» **DATA EXTRACT**:
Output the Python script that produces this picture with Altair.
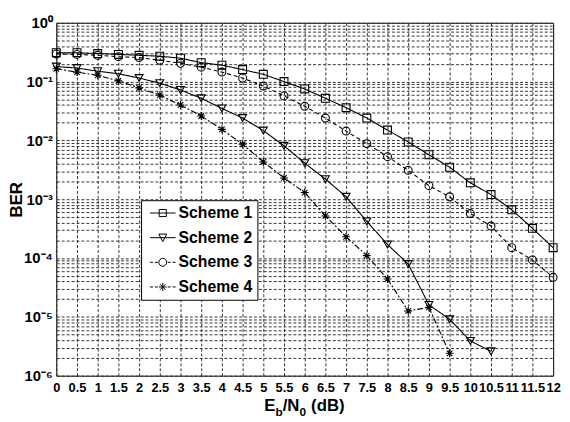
import altair as alt
import pandas as pd

# ---------------- data ----------------
schemes = ["Scheme 1", "Scheme 2", "Scheme 3", "Scheme 4"]

x_full = [0, 0.5, 1, 1.5, 2, 2.5, 3, 3.5, 4, 4.5, 5, 5.5, 6, 6.5, 7, 7.5,
          8, 8.5, 9, 9.5, 10, 10.5, 11, 11.5, 12]

scheme1 = [0.31, 0.31, 0.30, 0.29, 0.28, 0.27, 0.25, 0.21, 0.19, 0.16, 0.133,
           0.10, 0.075, 0.052, 0.036, 0.024, 0.015, 0.0094, 0.0057, 0.0035,
           0.0019, 0.0012, 0.00066, 0.00032, 0.00015]

scheme3 = [0.295, 0.29, 0.28, 0.265, 0.256, 0.23, 0.205, 0.176, 0.145, 0.115,
           0.084, 0.057, 0.038, 0.024, 0.0144, 0.0088, 0.0053, 0.0031, 0.0017,
           0.0011, 0.00057, 0.00035, 0.00015, 0.000093, 0.000047]

x_s2 = x_full[:22]
scheme2 = [0.18, 0.17, 0.15, 0.136, 0.115, 0.094, 0.072, 0.052, 0.035, 0.024,
           0.0147, 0.0081, 0.0041, 0.0022, 0.0011, 0.00042, 0.00017, 0.000079,
           0.000016, 0.0000091, 0.0000039, 0.0000026]

x_s4 = x_full[:20]
scheme4 = [0.165, 0.145, 0.128, 0.103, 0.078, 0.059, 0.040, 0.026, 0.0154,
           0.0086, 0.0043, 0.0023, 0.0013, 0.00052, 0.00023, 0.00011, 0.000044,
           0.0000126, 0.0000145, 0.0000024]

x_ticks = x_full
y_grid = [m * 10.0 ** k for k in range(-6, 0) for m in range(1, 10)] + [1.0]

rows = []
for name, xs, ys in [("Scheme 1", x_full, scheme1), ("Scheme 2", x_s2, scheme2),
                     ("Scheme 3", x_full, scheme3), ("Scheme 4", x_s4, scheme4)]:
    for a, b in zip(xs, ys):
        rows.append({"snr": a, "ber": b, "scheme": name})
df = pd.DataFrame(rows)

# ---------------- styles ----------------
FONT = "Liberation Sans"
GRID_DASH = [3, 2]
GRID_COLOR = "#333333"

asterisk = "M-1,0H1M0,-1V1M-0.7,-0.7L0.7,0.7M-0.7,0.7L0.7,-0.7"
plot_shapes = ["square", "triangle-down", "circle", asterisk]

solid_stub = "M-3.25,0H3.25"
dash_stub = "M-3.25,0H-2.5M-2,0H-1.25M1.25,0H2M2.5,0H3.25"
legend_shapes = [
    solid_stub + "M-0.9,-0.9H0.9V0.9H-0.9Z",
    solid_stub + "M-1,-0.9H1L0,1Z",
    dash_stub + "M1,0A1,1,0,1,1,-1,0A1,1,0,1,1,1,0Z",
    dash_stub + "M-1,0H1M0,-1V1M-0.7,-0.7L0.7,0.7M-0.7,0.7L0.7,-0.7",
]
dash_range = [[1, 0], [1, 0], [4, 3], [6, 2, 2, 2]]

x_axis = alt.Axis(
    values=x_ticks, format="~g", labelOverlap=False, labelFlush=False,
    grid=True, gridDash=GRID_DASH, gridColor=GRID_COLOR, gridOpacity=1,
    ticks=False, domain=False, labelPadding=6,
    labelFont=FONT, labelFontSize=13, labelFontWeight="bold",
    labelColor="black", title=None,
)

y_label_expr = (
    "abs(log(datum.value)/LN10 - round(log(datum.value)/LN10)) < 0.01 ? "
    "'10' + ['\u2070','\u207b\u00b9','\u207b\u00b2','\u207b\u00b3','\u207b\u2074',"
    "'\u207b\u2075','\u207b\u2076'][-round(log(datum.value)/LN10)] : ''"
)

y_axis = alt.Axis(
    values=y_grid, labelExpr=y_label_expr, labelOverlap=False,
    grid=True, gridDash=GRID_DASH, gridColor=GRID_COLOR, gridOpacity=1,
    ticks=False, domain=False, labelPadding=4,
    labelFont=FONT, labelFontSize=15, labelFontWeight="bold",
    labelColor="black", labelBaseline="middle",
    title="BER", titleFont=FONT, titleFontSize=17,
    titleFontWeight="bold", titleColor="black",
    titleX=-40, titleY=179, titleBaseline="middle", titleAngle=270,
)

x_scale = alt.Scale(domain=[0, 12], nice=False, zero=False)
y_scale = alt.Scale(type="log", domain=[1e-6, 1], nice=False)


def xe():
    return alt.X("snr:Q", scale=x_scale, axis=x_axis)


def ye():
    return alt.Y("ber:Q", scale=y_scale, axis=y_axis)


lines = alt.Chart(df).mark_line(color="black", strokeWidth=1.1).encode(
    x=xe(), y=ye(),
    strokeDash=alt.StrokeDash("scheme:N", scale=alt.Scale(domain=schemes, range=dash_range), legend=None),
    detail="scheme:N",
)

points = alt.Chart(df).mark_point(filled=False, color="black", size=64, strokeWidth=1.1, opacity=1).encode(
    x=xe(), y=ye(),
    shape=alt.Shape("scheme:N", scale=alt.Scale(domain=schemes, range=plot_shapes), legend=None),
)

legend_layer = alt.Chart(df).transform_filter("false").mark_point(
    filled=False, color="black", strokeWidth=1, opacity=1
).encode(
    shape=alt.Shape(
        "scheme:N",
        scale=alt.Scale(domain=schemes, range=legend_shapes),
        legend=alt.Legend(
            title=None, orient="none", legendX=86, legendY=180,
            strokeColor="black", fillColor="white", padding=5,
            labelFont=FONT, labelFontSize=16, labelFontWeight="bold",
            labelColor="black", symbolSize=64, symbolOffset=9, labelOffset=8,
            rowPadding=9, symbolStrokeWidth=1, symbolStrokeColor="black",
            symbolFillColor="transparent",
        ),
    ),
)

# composed x-axis title  E_b/N_0 (dB)
title_parts = [("E", 211, 394, 17), ("b", 222.3, 399, 12), ("/N", 229.6, 394, 17),
               ("0", 246.6, 399, 12), ("(dB)", 258.5, 394, 17)]
title_layers = []
for txt, px, py, fs in title_parts:
    title_layers.append(
        alt.Chart(pd.DataFrame({"t": [txt]})).mark_text(
            align="left", baseline="alphabetic", font=FONT, fontSize=fs,
            fontWeight="bold", color="black",
        ).encode(text="t:N", x=alt.value(px), y=alt.value(py))
    )

chart = alt.layer(lines, points, legend_layer, *title_layers).resolve_scale(
    shape="independent"
).properties(
    width=504, height=358,
    padding={"left": 49, "top": 12, "right": 9, "bottom": 44},
    autosize=alt.AutoSizeParams(type="none"),
    background="white",
).configure_view(stroke="black", strokeWidth=1)

chart.save("out.html", embed_options={"renderer": "svg", "actions": False})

» **WHAT THE TASK REQUIRES**: Write out exactly the lines between the start of the data and the line with "0.0011, 0.00057, 0.00035, 0.00015, 0.000093, 0.000047]", including both, but none of the pictures.

» **ANSWER TO THE EXERCISE**:
Output the Python script that produces this picture with Altair.
import altair as alt
import pandas as pd

# ---------------- data ----------------
schemes = ["Scheme 1", "Scheme 2", "Scheme 3", "Scheme 4"]

x_full = [0, 0.5, 1, 1.5, 2, 2.5, 3, 3.5, 4, 4.5, 5, 5.5, 6, 6.5, 7, 7.5,
          8, 8.5, 9, 9.5, 10, 10.5, 11, 11.5, 12]

scheme1 = [0.31, 0.31, 0.30, 0.29, 0.28, 0.27, 0.25, 0.21, 0.19, 0.16, 0.133,
           0.10, 0.075, 0.052, 0.036, 0.024, 0.015, 0.0094, 0.0057, 0.0035,
           0.0019, 0.0012, 0.00066, 0.00032, 0.00015]

scheme3 = [0.295, 0.29, 0.28, 0.265, 0.256, 0.23, 0.205, 0.176, 0.145, 0.115,
           0.084, 0.057, 0.038, 0.024, 0.0144, 0.0088, 0.0053, 0.0031, 0.0017,
           0.0011, 0.00057, 0.00035, 0.00015, 0.000093, 0.000047]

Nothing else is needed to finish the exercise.